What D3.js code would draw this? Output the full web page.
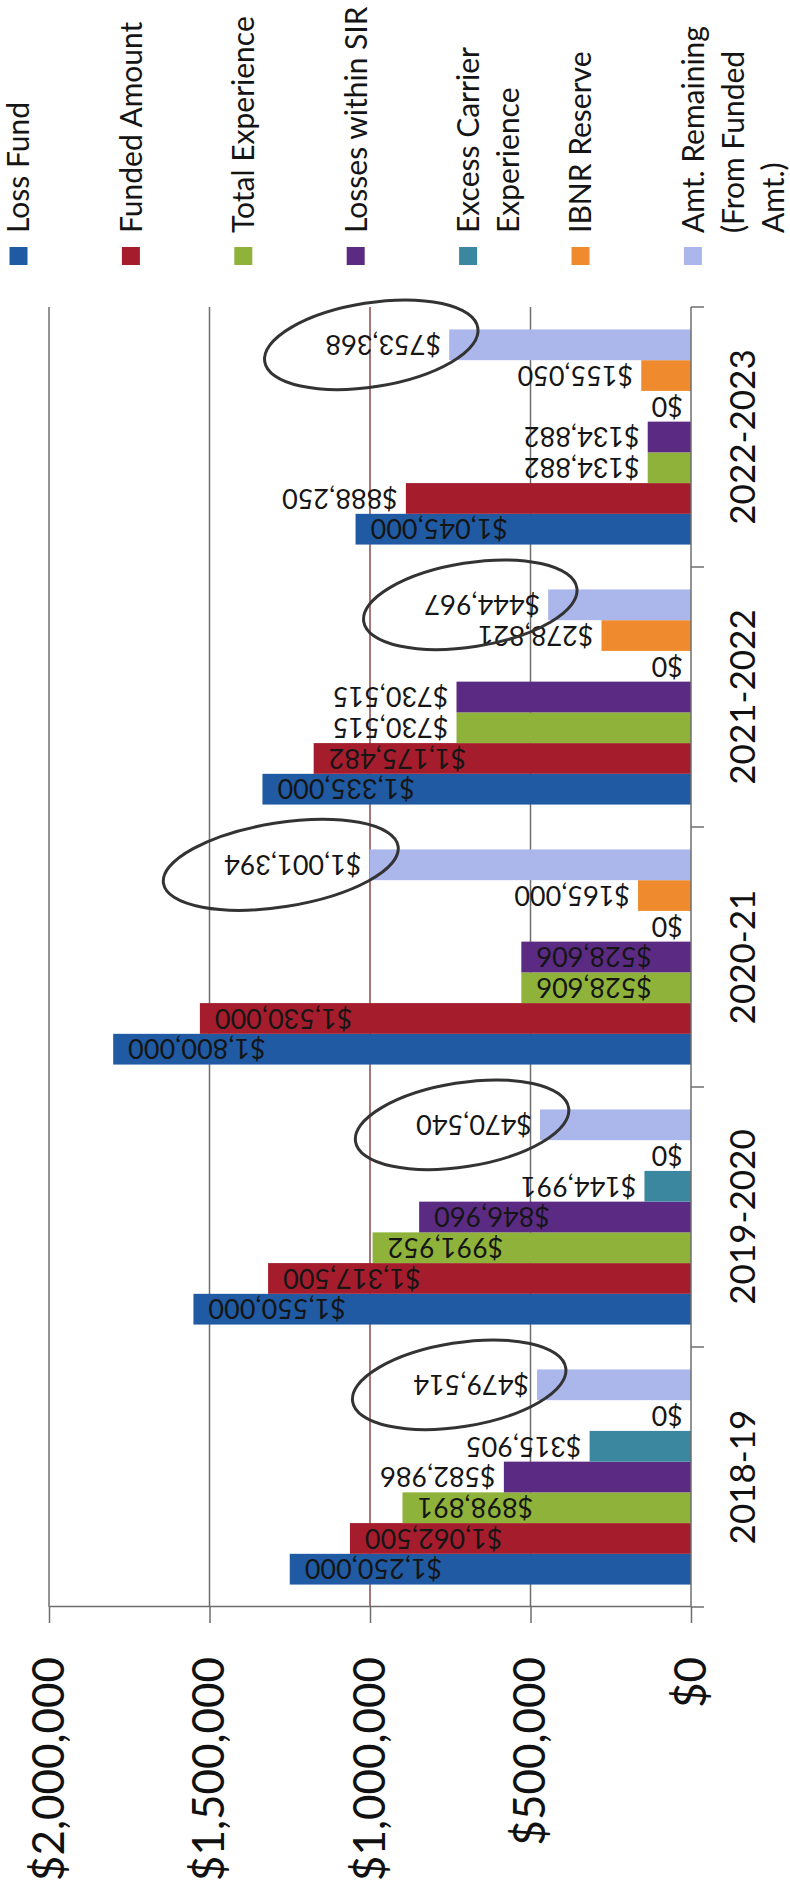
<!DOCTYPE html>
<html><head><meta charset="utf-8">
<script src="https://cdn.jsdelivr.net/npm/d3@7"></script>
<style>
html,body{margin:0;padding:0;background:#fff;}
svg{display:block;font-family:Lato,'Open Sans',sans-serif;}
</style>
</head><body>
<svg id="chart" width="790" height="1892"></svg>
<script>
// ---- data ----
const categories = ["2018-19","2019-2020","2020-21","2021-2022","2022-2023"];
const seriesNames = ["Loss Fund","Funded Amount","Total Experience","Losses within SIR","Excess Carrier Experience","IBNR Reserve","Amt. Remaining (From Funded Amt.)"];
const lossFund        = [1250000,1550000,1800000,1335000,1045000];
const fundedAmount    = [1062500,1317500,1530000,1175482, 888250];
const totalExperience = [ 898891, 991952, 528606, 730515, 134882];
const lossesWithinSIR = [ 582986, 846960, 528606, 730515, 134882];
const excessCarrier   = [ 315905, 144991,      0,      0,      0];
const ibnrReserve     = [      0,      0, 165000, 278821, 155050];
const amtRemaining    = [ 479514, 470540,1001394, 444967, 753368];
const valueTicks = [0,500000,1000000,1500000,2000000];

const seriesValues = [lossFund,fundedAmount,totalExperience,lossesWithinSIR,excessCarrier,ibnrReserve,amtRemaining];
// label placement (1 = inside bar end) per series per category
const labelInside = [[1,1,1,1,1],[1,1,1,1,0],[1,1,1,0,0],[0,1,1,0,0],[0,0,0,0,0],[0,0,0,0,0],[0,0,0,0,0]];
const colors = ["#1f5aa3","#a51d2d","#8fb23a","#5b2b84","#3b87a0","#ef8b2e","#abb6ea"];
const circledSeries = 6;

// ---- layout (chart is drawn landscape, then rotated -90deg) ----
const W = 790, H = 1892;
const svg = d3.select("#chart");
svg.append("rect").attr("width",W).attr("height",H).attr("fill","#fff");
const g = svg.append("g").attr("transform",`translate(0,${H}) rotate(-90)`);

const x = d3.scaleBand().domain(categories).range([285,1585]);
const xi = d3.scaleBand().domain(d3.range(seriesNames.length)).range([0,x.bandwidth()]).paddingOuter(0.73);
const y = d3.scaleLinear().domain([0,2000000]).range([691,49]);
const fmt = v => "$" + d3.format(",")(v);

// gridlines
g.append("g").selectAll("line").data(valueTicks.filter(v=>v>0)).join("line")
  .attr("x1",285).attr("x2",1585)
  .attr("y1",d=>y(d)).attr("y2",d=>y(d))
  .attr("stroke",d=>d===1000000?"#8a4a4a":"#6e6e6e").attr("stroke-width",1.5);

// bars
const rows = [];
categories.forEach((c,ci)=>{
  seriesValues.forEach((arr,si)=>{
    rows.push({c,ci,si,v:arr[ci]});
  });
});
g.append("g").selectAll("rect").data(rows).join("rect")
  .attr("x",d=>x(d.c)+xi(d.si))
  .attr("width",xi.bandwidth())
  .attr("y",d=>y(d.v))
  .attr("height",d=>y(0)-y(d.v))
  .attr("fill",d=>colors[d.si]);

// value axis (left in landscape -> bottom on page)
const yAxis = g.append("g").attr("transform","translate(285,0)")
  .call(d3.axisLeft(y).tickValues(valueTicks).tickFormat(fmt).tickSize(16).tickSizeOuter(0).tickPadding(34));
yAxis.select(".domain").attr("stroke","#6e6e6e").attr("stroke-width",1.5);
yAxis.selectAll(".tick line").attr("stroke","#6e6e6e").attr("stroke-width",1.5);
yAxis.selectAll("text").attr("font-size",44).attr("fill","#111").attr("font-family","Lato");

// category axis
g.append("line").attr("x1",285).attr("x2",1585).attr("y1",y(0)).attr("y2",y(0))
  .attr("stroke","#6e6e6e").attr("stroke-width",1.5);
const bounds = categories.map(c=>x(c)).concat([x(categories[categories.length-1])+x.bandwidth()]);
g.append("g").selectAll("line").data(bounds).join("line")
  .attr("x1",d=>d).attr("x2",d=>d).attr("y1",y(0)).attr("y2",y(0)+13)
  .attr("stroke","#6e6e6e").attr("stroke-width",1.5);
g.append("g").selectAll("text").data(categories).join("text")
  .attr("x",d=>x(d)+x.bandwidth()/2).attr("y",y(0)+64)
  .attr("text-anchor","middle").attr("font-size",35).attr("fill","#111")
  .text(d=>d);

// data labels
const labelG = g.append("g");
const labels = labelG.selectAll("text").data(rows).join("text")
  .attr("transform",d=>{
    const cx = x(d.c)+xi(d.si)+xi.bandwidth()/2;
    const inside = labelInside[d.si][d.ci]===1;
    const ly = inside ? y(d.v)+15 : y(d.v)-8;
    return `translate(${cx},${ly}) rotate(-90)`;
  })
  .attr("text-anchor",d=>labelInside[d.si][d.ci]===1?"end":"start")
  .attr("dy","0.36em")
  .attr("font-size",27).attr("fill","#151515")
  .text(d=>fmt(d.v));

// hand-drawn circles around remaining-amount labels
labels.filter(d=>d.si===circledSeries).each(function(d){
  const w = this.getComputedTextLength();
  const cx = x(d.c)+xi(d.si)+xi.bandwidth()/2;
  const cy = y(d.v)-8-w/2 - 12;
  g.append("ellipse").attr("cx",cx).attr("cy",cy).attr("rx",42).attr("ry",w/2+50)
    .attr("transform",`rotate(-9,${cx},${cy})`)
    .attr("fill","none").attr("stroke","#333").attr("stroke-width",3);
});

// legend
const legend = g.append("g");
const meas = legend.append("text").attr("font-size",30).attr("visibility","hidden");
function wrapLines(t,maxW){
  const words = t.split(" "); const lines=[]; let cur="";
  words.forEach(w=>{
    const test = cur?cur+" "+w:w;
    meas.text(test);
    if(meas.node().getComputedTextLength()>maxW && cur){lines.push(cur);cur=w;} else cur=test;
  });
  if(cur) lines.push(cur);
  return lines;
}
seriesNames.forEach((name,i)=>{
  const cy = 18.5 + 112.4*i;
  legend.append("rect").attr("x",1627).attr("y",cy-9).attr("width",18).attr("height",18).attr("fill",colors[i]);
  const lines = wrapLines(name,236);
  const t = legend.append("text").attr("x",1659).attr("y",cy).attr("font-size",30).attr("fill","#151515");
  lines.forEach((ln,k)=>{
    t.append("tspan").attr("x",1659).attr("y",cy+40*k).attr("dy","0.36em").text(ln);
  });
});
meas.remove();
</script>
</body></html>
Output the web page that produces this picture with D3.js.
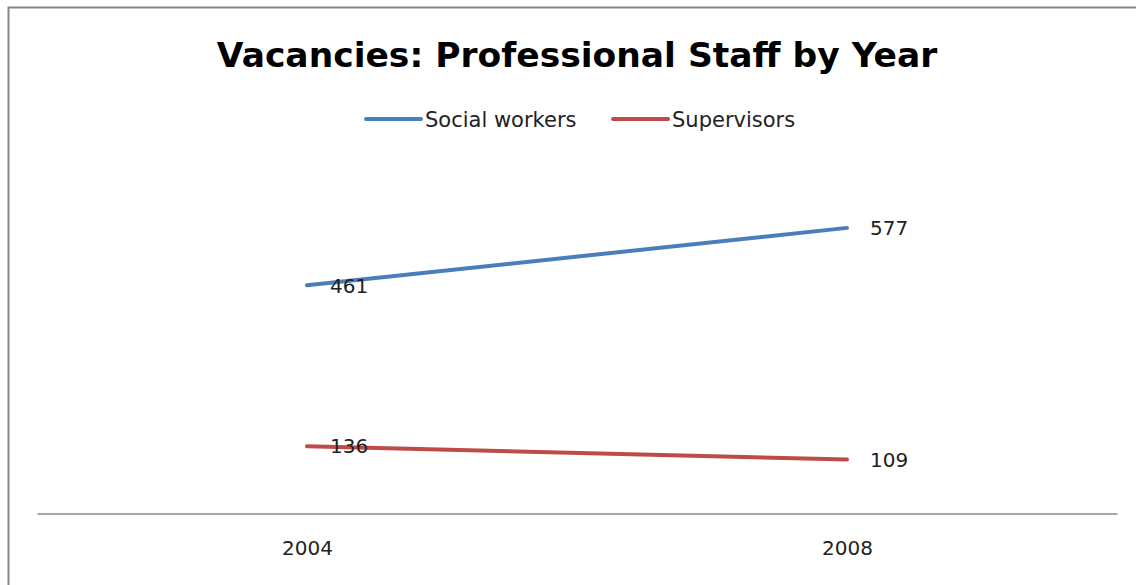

• _What is expected_
Return only the lines running from the top of the data to the line that holds "const circledSeries = 6;". Include both of those lines, but skip the pictures.

• _Solution to this task_
What D3.js code would draw this? Output the full web page.
<!DOCTYPE html>
<html><head><meta charset="utf-8">
<script src="https://cdn.jsdelivr.net/npm/d3@7"></script>
<style>
html,body{margin:0;padding:0;background:#fff;}
svg{display:block;font-family:Lato,'Open Sans',sans-serif;}
</style>
</head><body>
<svg id="chart" width="790" height="1892"></svg>
<script>
// ---- data ----
const categories = ["2018-19","2019-2020","2020-21","2021-2022","2022-2023"];
const seriesNames = ["Loss Fund","Funded Amount","Total Experience","Losses within SIR","Excess Carrier Experience","IBNR Reserve","Amt. Remaining (From Funded Amt.)"];
const lossFund        = [1250000,1550000,1800000,1335000,1045000];
const fundedAmount    = [1062500,1317500,1530000,1175482, 888250];
const totalExperience = [ 898891, 991952, 528606, 730515, 134882];
const lossesWithinSIR = [ 582986, 846960, 528606, 730515, 134882];
const excessCarrier   = [ 315905, 144991,      0,      0,      0];
const ibnrReserve     = [      0,      0, 165000, 278821, 155050];
const amtRemaining    = [ 479514, 470540,1001394, 444967, 753368];
const valueTicks = [0,500000,1000000,1500000,2000000];

const seriesValues = [lossFund,fundedAmount,totalExperience,lossesWithinSIR,excessCarrier,ibnrReserve,amtRemaining];
// label placement (1 = inside bar end) per series per category
const labelInside = [[1,1,1,1,1],[1,1,1,1,0],[1,1,1,0,0],[0,1,1,0,0],[0,0,0,0,0],[0,0,0,0,0],[0,0,0,0,0]];
const colors = ["#1f5aa3","#a51d2d","#8fb23a","#5b2b84","#3b87a0","#ef8b2e","#abb6ea"];
const circledSeries = 6;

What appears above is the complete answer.